--- STATED EXERCISE ---
Retype all material exactly. Pictures stay out of the copy.

--- DATASET EXCERPT ---
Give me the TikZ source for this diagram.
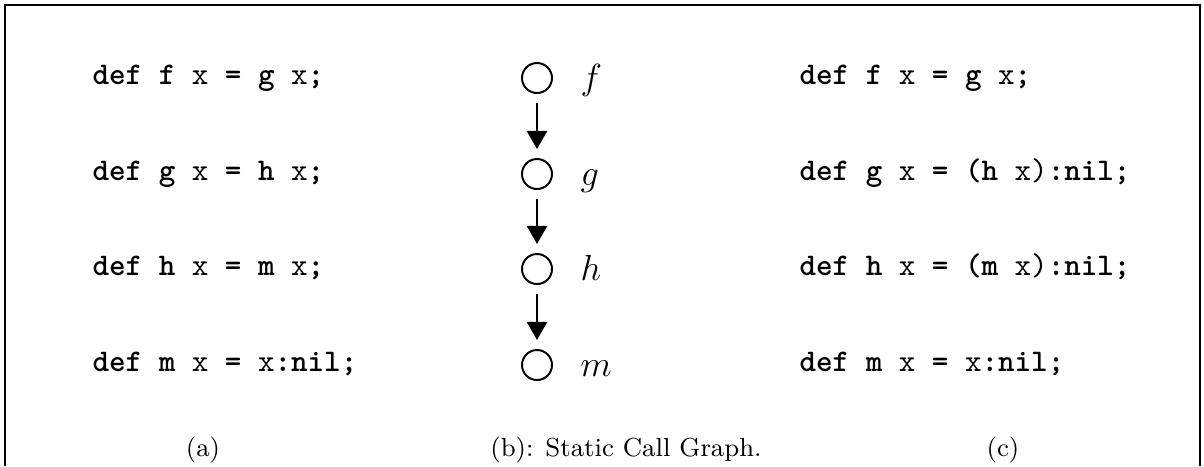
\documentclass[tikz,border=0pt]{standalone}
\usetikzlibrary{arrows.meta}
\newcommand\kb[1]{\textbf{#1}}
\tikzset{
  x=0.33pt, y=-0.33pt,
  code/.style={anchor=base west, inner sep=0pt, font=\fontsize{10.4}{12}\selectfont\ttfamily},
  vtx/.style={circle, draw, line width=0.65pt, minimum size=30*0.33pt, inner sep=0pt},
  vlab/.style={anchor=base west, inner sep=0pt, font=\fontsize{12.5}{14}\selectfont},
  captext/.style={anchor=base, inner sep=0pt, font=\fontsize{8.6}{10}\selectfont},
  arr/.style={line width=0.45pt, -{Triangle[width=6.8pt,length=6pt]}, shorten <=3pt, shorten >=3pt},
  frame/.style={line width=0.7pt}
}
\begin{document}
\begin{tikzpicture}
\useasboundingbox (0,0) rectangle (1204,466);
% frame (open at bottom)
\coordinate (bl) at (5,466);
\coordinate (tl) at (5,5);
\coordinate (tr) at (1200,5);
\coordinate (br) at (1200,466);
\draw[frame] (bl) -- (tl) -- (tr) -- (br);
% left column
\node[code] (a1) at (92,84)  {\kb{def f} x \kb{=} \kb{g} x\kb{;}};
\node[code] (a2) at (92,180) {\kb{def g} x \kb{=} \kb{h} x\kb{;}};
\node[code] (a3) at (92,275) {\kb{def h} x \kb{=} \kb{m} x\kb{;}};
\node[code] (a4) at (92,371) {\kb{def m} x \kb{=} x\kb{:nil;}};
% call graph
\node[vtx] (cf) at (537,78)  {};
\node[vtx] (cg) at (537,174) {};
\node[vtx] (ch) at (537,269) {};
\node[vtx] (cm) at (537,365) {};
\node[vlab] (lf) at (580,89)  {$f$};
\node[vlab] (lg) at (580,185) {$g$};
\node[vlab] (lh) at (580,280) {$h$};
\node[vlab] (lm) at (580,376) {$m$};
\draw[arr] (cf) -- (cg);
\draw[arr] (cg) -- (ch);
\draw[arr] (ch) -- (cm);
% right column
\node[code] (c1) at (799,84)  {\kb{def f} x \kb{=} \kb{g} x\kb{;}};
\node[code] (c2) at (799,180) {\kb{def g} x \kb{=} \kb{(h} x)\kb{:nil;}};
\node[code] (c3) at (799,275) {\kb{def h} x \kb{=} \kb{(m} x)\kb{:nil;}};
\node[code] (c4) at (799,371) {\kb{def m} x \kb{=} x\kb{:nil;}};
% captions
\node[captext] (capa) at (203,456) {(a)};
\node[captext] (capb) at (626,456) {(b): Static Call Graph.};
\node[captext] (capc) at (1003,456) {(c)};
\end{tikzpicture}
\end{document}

--- IN RESPONSE ---
Give me the TikZ source for this diagram.
\documentclass[tikz,border=0pt]{standalone}
\usetikzlibrary{arrows.meta}
\newcommand\kb[1]{\textbf{#1}}
\tikzset{
  x=0.33pt, y=-0.33pt,
  code/.style={anchor=base west, inner sep=0pt, font=\fontsize{10.4}{12}\selectfont\ttfamily},
  vtx/.style={circle, draw, line width=0.65pt, minimum size=30*0.33pt, inner sep=0pt},
  vlab/.style={anchor=base west, inner sep=0pt, font=\fontsize{12.5}{14}\selectfont},
  captext/.style={anchor=base, inner sep=0pt, font=\fontsize{8.6}{10}\selectfont},
  arr/.style={line width=0.45pt, -{Triangle[width=6.8pt,length=6pt]}, shorten <=3pt, shorten >=3pt},
  frame/.style={line width=0.7pt}
}
\begin{document}
\begin{tikzpicture}
\useasboundingbox (0,0) rectangle (1204,466);
% frame (open at bottom)
\coordinate (bl) at (5,466);
\coordinate (tl) at (5,5);
\coordinate (tr) at (1200,5);
\coordinate (br) at (1200,466);
\draw[frame] (bl) -- (tl) -- (tr) -- (br);
% left column
\node[code] (a1) at (92,84)  {\kb{def f} x \kb{=} \kb{g} x\kb{;}};
\node[code] (a2) at (92,180) {\kb{def g} x \kb{=} \kb{h} x\kb{;}};
\node[code] (a3) at (92,275) {\kb{def h} x \kb{=} \kb{m} x\kb{;}};
\node[code] (a4) at (92,371) {\kb{def m} x \kb{=} x\kb{:nil;}};
% call graph
\node[vtx] (cf) at (537,78)  {};
\node[vtx] (cg) at (537,174) {};
\node[vtx] (ch) at (537,269) {};
\node[vtx] (cm) at (537,365) {};
\node[vlab] (lf) at (580,89)  {$f$};
\node[vlab] (lg) at (580,185) {$g$};
\node[vlab] (lh) at (580,280) {$h$};
\node[vlab] (lm) at (580,376) {$m$};
\draw[arr] (cf) -- (cg);
\draw[arr] (cg) -- (ch);
\draw[arr] (ch) -- (cm);
% right column
\node[code] (c1) at (799,84)  {\kb{def f} x \kb{=} \kb{g} x\kb{;}};
\node[code] (c2) at (799,180) {\kb{def g} x \kb{=} \kb{(h} x)\kb{:nil;}};
\node[code] (c3) at (799,275) {\kb{def h} x \kb{=} \kb{(m} x)\kb{:nil;}};
\node[code] (c4) at (799,371) {\kb{def m} x \kb{=} x\kb{:nil;}};
% captions
\node[captext] (capa) at (203,456) {(a)};
\node[captext] (capb) at (626,456) {(b): Static Call Graph.};
\node[captext] (capc) at (1003,456) {(c)};
\end{tikzpicture}
\end{document}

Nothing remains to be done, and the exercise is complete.